<<<<
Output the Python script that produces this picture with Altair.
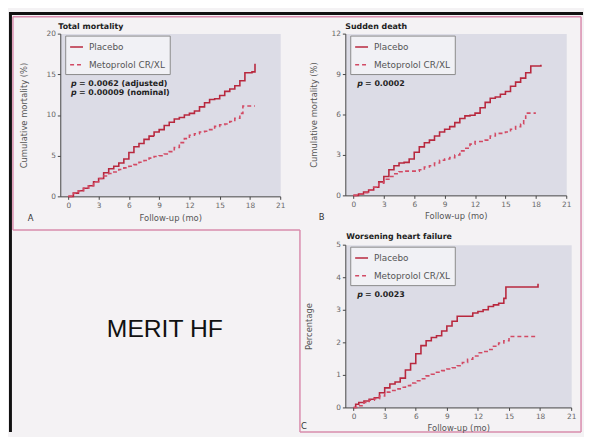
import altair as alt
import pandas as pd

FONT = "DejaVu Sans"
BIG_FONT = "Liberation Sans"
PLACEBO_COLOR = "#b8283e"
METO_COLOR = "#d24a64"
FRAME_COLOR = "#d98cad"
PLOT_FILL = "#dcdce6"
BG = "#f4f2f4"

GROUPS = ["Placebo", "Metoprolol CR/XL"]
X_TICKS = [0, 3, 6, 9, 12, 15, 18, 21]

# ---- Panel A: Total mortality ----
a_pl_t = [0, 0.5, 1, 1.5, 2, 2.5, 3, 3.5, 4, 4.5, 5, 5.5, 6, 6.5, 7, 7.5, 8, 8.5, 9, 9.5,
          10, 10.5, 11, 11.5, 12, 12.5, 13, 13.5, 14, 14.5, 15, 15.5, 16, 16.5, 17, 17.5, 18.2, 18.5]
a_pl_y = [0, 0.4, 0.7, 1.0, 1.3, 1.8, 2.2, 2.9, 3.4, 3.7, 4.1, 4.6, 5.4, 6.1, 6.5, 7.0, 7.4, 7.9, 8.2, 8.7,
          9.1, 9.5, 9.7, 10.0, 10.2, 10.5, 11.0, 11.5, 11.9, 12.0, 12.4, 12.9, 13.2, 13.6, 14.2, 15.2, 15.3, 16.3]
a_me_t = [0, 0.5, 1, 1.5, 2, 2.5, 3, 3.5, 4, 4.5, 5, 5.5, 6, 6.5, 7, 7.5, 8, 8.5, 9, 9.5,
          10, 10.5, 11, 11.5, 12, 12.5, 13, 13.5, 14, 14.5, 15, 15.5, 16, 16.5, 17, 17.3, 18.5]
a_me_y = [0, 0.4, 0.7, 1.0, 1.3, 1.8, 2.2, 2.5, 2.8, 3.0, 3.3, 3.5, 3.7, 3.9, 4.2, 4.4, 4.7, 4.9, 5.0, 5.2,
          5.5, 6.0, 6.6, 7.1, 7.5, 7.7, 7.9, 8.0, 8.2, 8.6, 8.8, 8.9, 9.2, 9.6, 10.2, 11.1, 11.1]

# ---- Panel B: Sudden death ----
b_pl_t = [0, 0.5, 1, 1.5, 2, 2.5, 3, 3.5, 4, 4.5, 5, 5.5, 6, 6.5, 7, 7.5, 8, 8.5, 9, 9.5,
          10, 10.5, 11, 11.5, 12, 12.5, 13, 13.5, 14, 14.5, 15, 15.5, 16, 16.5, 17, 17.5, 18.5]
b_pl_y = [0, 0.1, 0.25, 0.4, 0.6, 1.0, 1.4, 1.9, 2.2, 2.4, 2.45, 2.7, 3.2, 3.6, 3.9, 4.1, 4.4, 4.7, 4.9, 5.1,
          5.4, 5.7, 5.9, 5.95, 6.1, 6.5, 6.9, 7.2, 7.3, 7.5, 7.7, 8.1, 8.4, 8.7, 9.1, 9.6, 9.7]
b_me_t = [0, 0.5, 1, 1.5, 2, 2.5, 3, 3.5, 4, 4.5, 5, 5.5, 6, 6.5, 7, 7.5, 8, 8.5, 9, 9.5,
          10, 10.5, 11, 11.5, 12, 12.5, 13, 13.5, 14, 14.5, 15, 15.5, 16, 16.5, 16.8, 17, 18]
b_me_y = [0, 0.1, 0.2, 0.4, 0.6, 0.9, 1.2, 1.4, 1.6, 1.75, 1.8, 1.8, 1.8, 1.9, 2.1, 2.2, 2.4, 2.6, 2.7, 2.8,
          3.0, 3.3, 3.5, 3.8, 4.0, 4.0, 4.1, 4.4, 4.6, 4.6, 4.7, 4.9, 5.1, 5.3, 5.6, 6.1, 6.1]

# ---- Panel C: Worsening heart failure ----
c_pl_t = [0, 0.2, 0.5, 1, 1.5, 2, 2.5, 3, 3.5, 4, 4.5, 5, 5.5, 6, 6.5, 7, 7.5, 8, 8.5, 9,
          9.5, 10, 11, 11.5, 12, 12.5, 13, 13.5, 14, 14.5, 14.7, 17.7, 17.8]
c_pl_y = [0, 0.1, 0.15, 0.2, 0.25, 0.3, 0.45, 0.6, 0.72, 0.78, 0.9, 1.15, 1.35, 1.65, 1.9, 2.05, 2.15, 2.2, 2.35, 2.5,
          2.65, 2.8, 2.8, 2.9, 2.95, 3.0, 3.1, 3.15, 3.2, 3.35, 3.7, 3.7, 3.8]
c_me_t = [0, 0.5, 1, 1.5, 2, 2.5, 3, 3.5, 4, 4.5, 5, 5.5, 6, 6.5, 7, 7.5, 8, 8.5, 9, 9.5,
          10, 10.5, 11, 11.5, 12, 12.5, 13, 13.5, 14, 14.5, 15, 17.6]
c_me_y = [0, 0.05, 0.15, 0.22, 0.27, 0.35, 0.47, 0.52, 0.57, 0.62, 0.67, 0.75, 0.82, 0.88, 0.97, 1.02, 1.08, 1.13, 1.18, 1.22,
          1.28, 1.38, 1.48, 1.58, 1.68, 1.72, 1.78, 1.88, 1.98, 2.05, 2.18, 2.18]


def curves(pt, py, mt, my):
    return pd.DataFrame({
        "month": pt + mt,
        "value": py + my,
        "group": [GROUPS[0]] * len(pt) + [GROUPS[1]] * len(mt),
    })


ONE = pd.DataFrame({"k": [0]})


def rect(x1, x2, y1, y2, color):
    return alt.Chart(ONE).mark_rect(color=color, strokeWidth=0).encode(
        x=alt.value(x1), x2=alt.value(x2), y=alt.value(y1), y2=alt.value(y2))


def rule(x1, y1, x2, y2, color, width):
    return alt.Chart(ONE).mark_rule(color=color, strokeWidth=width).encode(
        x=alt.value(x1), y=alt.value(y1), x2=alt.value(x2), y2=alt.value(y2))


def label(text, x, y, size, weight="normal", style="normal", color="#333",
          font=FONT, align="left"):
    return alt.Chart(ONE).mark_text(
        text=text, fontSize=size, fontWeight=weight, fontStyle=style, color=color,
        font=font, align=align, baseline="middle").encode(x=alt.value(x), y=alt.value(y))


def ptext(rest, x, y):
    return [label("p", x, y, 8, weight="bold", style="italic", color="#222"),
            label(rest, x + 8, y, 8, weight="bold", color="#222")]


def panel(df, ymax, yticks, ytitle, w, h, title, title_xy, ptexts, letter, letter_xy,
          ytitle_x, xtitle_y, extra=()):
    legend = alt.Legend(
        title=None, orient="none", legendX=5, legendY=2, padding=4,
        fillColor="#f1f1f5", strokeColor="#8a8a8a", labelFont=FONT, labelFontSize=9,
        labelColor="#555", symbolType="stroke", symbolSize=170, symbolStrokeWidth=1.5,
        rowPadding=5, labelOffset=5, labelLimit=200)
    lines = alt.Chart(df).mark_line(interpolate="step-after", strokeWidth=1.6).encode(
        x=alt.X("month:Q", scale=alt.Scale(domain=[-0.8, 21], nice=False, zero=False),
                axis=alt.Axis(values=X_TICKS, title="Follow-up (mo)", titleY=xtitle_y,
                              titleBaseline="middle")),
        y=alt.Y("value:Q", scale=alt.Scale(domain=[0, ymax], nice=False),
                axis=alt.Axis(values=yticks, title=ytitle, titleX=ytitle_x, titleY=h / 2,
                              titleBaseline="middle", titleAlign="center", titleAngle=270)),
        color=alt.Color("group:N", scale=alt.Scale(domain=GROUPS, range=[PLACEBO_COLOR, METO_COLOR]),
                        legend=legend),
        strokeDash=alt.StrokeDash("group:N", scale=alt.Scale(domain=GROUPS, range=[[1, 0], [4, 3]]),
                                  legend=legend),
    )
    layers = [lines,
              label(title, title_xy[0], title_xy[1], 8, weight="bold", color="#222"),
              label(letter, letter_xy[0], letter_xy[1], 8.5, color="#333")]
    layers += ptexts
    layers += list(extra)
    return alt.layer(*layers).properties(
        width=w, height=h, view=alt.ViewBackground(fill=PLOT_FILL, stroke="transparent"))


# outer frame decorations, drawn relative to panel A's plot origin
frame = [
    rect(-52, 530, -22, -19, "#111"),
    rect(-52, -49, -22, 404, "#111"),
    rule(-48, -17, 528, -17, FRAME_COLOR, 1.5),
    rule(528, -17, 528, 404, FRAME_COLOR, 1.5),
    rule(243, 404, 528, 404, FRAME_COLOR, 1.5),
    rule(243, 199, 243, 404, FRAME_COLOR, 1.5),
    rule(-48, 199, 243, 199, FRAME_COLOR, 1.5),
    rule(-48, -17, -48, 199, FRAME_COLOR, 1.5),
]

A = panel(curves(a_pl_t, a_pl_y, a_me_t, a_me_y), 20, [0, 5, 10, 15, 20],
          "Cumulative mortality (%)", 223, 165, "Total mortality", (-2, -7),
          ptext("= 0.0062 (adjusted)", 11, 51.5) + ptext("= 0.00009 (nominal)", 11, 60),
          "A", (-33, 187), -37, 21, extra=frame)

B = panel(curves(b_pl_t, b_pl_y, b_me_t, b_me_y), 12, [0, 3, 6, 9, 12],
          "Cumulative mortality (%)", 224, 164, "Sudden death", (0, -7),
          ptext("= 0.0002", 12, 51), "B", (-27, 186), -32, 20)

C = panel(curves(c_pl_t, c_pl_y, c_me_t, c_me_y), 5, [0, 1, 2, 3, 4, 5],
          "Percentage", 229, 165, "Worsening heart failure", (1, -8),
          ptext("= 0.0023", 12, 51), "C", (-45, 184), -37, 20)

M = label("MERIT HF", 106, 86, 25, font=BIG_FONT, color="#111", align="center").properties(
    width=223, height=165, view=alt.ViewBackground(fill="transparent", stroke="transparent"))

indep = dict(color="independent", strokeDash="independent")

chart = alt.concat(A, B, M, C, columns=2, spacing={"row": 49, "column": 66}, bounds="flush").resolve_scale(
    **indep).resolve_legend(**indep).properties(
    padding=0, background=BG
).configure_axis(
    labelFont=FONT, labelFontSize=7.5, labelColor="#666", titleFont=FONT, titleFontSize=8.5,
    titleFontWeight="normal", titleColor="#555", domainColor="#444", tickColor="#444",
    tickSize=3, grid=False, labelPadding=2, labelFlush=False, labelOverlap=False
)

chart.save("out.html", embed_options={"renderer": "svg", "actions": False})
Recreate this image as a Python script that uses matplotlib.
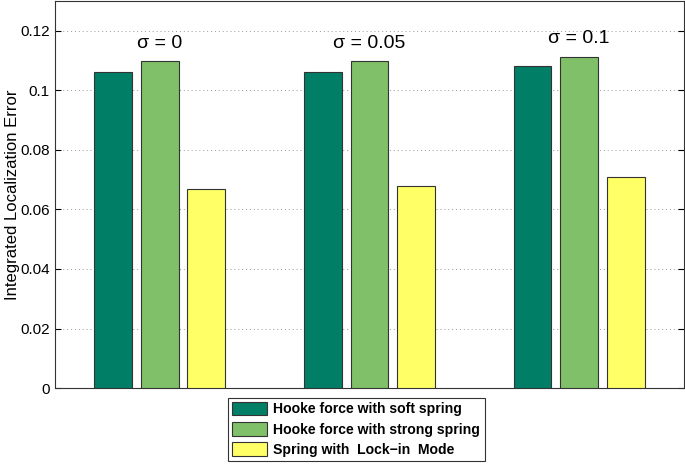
>>>>
REQUIREMENTS
In the records above, find the line containing "10.2, 11.1, 11.1]" and output every line from the first through that one, exactly, omitting pictures.

WRITTEN RESPONSE
Output the Python script that produces this picture with Altair.
import altair as alt
import pandas as pd

FONT = "DejaVu Sans"
BIG_FONT = "Liberation Sans"
PLACEBO_COLOR = "#b8283e"
METO_COLOR = "#d24a64"
FRAME_COLOR = "#d98cad"
PLOT_FILL = "#dcdce6"
BG = "#f4f2f4"

GROUPS = ["Placebo", "Metoprolol CR/XL"]
X_TICKS = [0, 3, 6, 9, 12, 15, 18, 21]

# ---- Panel A: Total mortality ----
a_pl_t = [0, 0.5, 1, 1.5, 2, 2.5, 3, 3.5, 4, 4.5, 5, 5.5, 6, 6.5, 7, 7.5, 8, 8.5, 9, 9.5,
          10, 10.5, 11, 11.5, 12, 12.5, 13, 13.5, 14, 14.5, 15, 15.5, 16, 16.5, 17, 17.5, 18.2, 18.5]
a_pl_y = [0, 0.4, 0.7, 1.0, 1.3, 1.8, 2.2, 2.9, 3.4, 3.7, 4.1, 4.6, 5.4, 6.1, 6.5, 7.0, 7.4, 7.9, 8.2, 8.7,
          9.1, 9.5, 9.7, 10.0, 10.2, 10.5, 11.0, 11.5, 11.9, 12.0, 12.4, 12.9, 13.2, 13.6, 14.2, 15.2, 15.3, 16.3]
a_me_t = [0, 0.5, 1, 1.5, 2, 2.5, 3, 3.5, 4, 4.5, 5, 5.5, 6, 6.5, 7, 7.5, 8, 8.5, 9, 9.5,
          10, 10.5, 11, 11.5, 12, 12.5, 13, 13.5, 14, 14.5, 15, 15.5, 16, 16.5, 17, 17.3, 18.5]
a_me_y = [0, 0.4, 0.7, 1.0, 1.3, 1.8, 2.2, 2.5, 2.8, 3.0, 3.3, 3.5, 3.7, 3.9, 4.2, 4.4, 4.7, 4.9, 5.0, 5.2,
          5.5, 6.0, 6.6, 7.1, 7.5, 7.7, 7.9, 8.0, 8.2, 8.6, 8.8, 8.9, 9.2, 9.6, 10.2, 11.1, 11.1]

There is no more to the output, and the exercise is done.